Listed entries.
====

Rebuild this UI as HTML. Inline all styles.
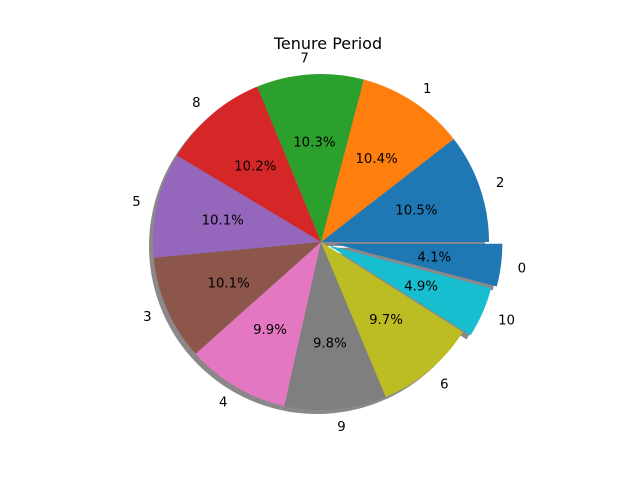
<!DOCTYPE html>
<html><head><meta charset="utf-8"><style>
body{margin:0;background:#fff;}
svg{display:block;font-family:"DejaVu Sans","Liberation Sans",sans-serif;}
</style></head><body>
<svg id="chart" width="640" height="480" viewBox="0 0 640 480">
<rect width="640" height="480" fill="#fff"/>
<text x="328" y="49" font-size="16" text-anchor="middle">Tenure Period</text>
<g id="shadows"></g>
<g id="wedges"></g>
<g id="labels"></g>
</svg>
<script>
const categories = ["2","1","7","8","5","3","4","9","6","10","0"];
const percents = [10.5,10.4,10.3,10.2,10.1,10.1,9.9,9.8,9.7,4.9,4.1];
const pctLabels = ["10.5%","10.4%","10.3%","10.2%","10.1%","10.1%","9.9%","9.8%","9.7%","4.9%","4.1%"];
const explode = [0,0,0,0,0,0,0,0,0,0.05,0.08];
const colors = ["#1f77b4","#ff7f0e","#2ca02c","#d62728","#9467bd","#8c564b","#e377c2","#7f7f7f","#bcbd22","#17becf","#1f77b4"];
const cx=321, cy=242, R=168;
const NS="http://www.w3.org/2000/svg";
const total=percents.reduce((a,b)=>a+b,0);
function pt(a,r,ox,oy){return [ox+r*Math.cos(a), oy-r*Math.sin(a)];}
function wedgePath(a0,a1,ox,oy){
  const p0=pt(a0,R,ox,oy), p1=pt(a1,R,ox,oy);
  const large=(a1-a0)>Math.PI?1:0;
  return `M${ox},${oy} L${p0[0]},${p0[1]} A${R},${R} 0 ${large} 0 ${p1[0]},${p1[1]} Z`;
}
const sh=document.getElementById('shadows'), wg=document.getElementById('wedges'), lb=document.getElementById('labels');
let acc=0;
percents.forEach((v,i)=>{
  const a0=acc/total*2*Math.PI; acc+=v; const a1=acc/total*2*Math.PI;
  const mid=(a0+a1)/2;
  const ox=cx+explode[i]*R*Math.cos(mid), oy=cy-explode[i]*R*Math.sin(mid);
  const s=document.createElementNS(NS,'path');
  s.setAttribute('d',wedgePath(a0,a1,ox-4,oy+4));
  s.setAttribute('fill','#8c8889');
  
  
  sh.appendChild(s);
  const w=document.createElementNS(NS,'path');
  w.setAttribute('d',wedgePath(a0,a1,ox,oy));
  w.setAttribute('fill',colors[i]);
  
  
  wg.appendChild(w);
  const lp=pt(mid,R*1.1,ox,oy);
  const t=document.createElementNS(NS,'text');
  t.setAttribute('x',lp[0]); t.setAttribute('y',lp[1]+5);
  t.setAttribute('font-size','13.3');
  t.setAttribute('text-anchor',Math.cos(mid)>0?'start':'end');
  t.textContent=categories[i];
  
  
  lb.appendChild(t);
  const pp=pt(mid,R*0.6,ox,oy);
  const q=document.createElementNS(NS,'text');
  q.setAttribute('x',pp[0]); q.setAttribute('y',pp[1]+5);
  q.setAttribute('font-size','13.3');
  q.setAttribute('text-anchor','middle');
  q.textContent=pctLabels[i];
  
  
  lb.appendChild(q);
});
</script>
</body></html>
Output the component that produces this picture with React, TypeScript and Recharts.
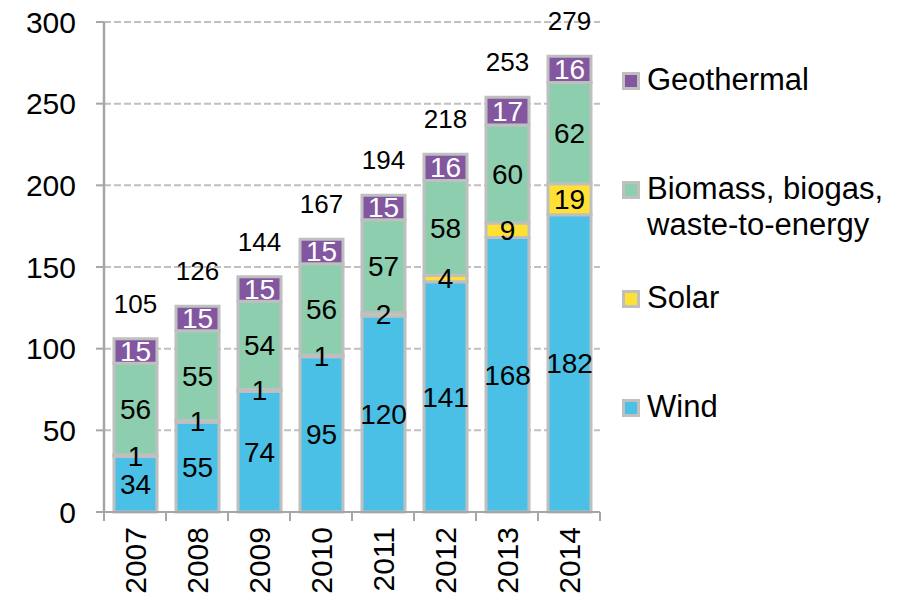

====

Transcribe the listing in full. Omit the pictures and keep every line exact.

Finished exercise.
Rebuild this UI as HTML. Inline all styles.
<!DOCTYPE html>
<html><head><meta charset="utf-8"><style>
body{margin:0;background:#fff;}
svg{display:block;font-family:"DejaVu Sans","Liberation Sans",sans-serif;}
</style></head><body>
<svg id="chart" width="640" height="480" viewBox="0 0 640 480">
<rect width="640" height="480" fill="#fff"/>
<text x="328" y="49" font-size="16" text-anchor="middle">Tenure Period</text>
<g id="shadows"></g>
<g id="wedges"></g>
<g id="labels"></g>
</svg>
<script>
const categories = ["2","1","7","8","5","3","4","9","6","10","0"];
const percents = [10.5,10.4,10.3,10.2,10.1,10.1,9.9,9.8,9.7,4.9,4.1];
const pctLabels = ["10.5%","10.4%","10.3%","10.2%","10.1%","10.1%","9.9%","9.8%","9.7%","4.9%","4.1%"];
const explode = [0,0,0,0,0,0,0,0,0,0.05,0.08];
const colors = ["#1f77b4","#ff7f0e","#2ca02c","#d62728","#9467bd","#8c564b","#e377c2","#7f7f7f","#bcbd22","#17becf","#1f77b4"];
const cx=321, cy=242, R=168;
const NS="http://www.w3.org/2000/svg";
const total=percents.reduce((a,b)=>a+b,0);
function pt(a,r,ox,oy){return [ox+r*Math.cos(a), oy-r*Math.sin(a)];}
function wedgePath(a0,a1,ox,oy){
  const p0=pt(a0,R,ox,oy), p1=pt(a1,R,ox,oy);
  const large=(a1-a0)>Math.PI?1:0;
  return `M${ox},${oy} L${p0[0]},${p0[1]} A${R},${R} 0 ${large} 0 ${p1[0]},${p1[1]} Z`;
}
const sh=document.getElementById('shadows'), wg=document.getElementById('wedges'), lb=document.getElementById('labels');
let acc=0;
percents.forEach((v,i)=>{
  const a0=acc/total*2*Math.PI; acc+=v; const a1=acc/total*2*Math.PI;
  const mid=(a0+a1)/2;
  const ox=cx+explode[i]*R*Math.cos(mid), oy=cy-explode[i]*R*Math.sin(mid);
  const s=document.createElementNS(NS,'path');
  s.setAttribute('d',wedgePath(a0,a1,ox-4,oy+4));
  s.setAttribute('fill','#8c8889');
  
  
  sh.appendChild(s);
  const w=document.createElementNS(NS,'path');
  w.setAttribute('d',wedgePath(a0,a1,ox,oy));
  w.setAttribute('fill',colors[i]);
  
  
  wg.appendChild(w);
  const lp=pt(mid,R*1.1,ox,oy);
  const t=document.createElementNS(NS,'text');
  t.setAttribute('x',lp[0]); t.setAttribute('y',lp[1]+5);
  t.setAttribute('font-size','13.3');
  t.setAttribute('text-anchor',Math.cos(mid)>0?'start':'end');
  t.textContent=categories[i];
  
  
  lb.appendChild(t);
  const pp=pt(mid,R*0.6,ox,oy);
  const q=document.createElementNS(NS,'text');
  q.setAttribute('x',pp[0]); q.setAttribute('y',pp[1]+5);
  q.setAttribute('font-size','13.3');
  q.setAttribute('text-anchor','middle');
  q.textContent=pctLabels[i];
  
  
  lb.appendChild(q);
});
</script>
</body></html>
Output the component that produces this picture with React, TypeScript and Recharts.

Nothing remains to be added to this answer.